I don't have concrete proof of this...though I like the romantic notion of such an absurdly wonderful thing actually having happened...

Anyways...in the vision of you...in the Monte...thinking about how much you hated the way things had been going... About how much you wished for life to have more meaning then it did then... As you were finishing off your last drink...

Saturday, March 7, 2020

Dear Cabbit, it all works out

Dear Cabbit..

I saw myself in a dream, writing to you many things. I also saw you writing to me, of many things. 

Then a friend suggested I write a journal, to give to you when we eventually reunite. That felt almost "right". So I thought about it for a while. Then, after I told you I was going to withdraw my priority focus & energy from you for a while, as you learn what you need to learn & prove to yourself what you feel you need to - this blog is that cooperative component.
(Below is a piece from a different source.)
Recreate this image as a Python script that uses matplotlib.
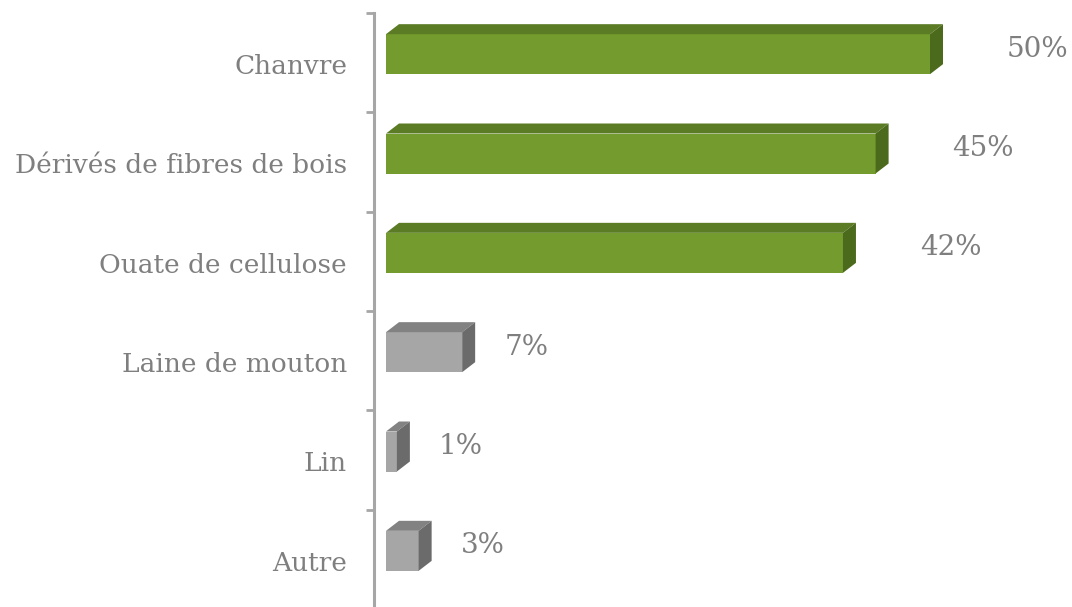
import matplotlib
matplotlib.use("Agg")
import matplotlib.pyplot as plt
from matplotlib.patches import Polygon

categories = ["Chanvre", "Dérivés de fibres de bois", "Ouate de cellulose",
              "Laine de mouton", "Lin", "Autre"]
values = [50, 45, 42, 7, 1, 3]
labels = ["50%", "45%", "42%", "7%", "1%", "3%"]
highlight = [True, True, True, False, False, False]

GREEN = ("#739b2e", "#5b7b25", "#4c6a1c")   # front, top, side
GREY = ("#a6a6a6", "#828282", "#6b6b6b")
TEXT = "#7f7f7f"
AXIS = "#a6a6a6"


def main():
    W, H = 1072, 607
    fig = plt.figure(figsize=(W / 100, H / 100), dpi=100)
    ax_left, ax_top, ax_bottom = 374, 13, 609
    ax = fig.add_axes([ax_left / W, (H - ax_bottom) / H,
                       (W - ax_left) / W, (ax_bottom - ax_top) / H])

    n = len(categories)
    px_per_x = 10.88
    x0 = -(386 - ax_left) / px_per_x
    x1 = x0 + (W - ax_left) / px_per_x
    ax.set_xlim(x0, x1)
    ax.set_ylim(n - 0.5, -0.5)
    px_per_y = (ax_bottom - ax_top) / n

    dx = 13 / px_per_x
    dy = 10 / px_per_y
    hgt = 40 / px_per_y
    shift = -8.5 / px_per_y

    for i, (v, lab, hl) in enumerate(zip(values, labels, highlight)):
        front, top, side = GREEN if hl else GREY
        yc = i + shift
        yt, yb = yc - hgt / 2, yc + hgt / 2
        ax.add_patch(Polygon([(0, yt), (v, yt), (v, yb), (0, yb)],
                             closed=True, fc=front, ec="none", zorder=3))
        ax.add_patch(Polygon([(0, yt), (v, yt), (v + dx, yt - dy), (dx, yt - dy)],
                             closed=True, fc=top, ec="none", zorder=3))
        ax.add_patch(Polygon([(v, yt), (v + dx, yt - dy), (v + dx, yb - dy), (v, yb)],
                             closed=True, fc=side, ec="none", zorder=3))
        gap = 64 if v > 20 else 29
        ax.text(v + dx + gap / px_per_x, yc - dy / 2, lab, ha="left", va="center",
                color=TEXT, fontsize=20, family="DejaVu Serif")

    # category labels
    for i, c in enumerate(categories):
        ax.text(-(ax_left - 347) / px_per_x + x0, i + 0.04, c, ha="right",
                va="center", color=TEXT, fontsize=19, family="DejaVu Serif",
                clip_on=False)

    for s in ["top", "right", "bottom"]:
        ax.spines[s].set_visible(False)
    ax.spines["left"].set_color(AXIS)
    ax.spines["left"].set_linewidth(2.2)
    ax.set_xticks([])
    ax.set_yticks([k - 0.5 for k in range(n)])
    ax.set_yticklabels([])
    ax.tick_params(axis="y", length=6, width=2, color=AXIS, direction="out")
    ax.patch.set_alpha(0)

    fig.savefig("out.png", dpi=100)


if __name__ == "__main__":
    main()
It also dawned on me, while writing a Facebook post about realizing how each person comes into our lives to teach us something, and offer us opportunities to ask & answer your favorite question, "What do I want?" - that I know now, what we've teaching each other in this life time. 

It's a few things actually:
1. Genuinely Unconditional Love - For ourselves as much as each other.
2. We are Worthy & Adequate; Perfectly imperfect "flaws" & all.
3  We're always together & reflecting each other, even when we're not physically together.
4. Everything's gonna be alright - it all works out.

Then you sent me a message, in response to my authentic message to you, about feeling hurt by some of your recent choices & my decision to continue manifesting a future we will be proud of (that our future selves are already proud of) - you ended that message with "I hope everything works out for you".

Which, at first, hurt.
I felt you feeling like I was saying you weren't adequate.
I felt you feeling trapped in your current situation.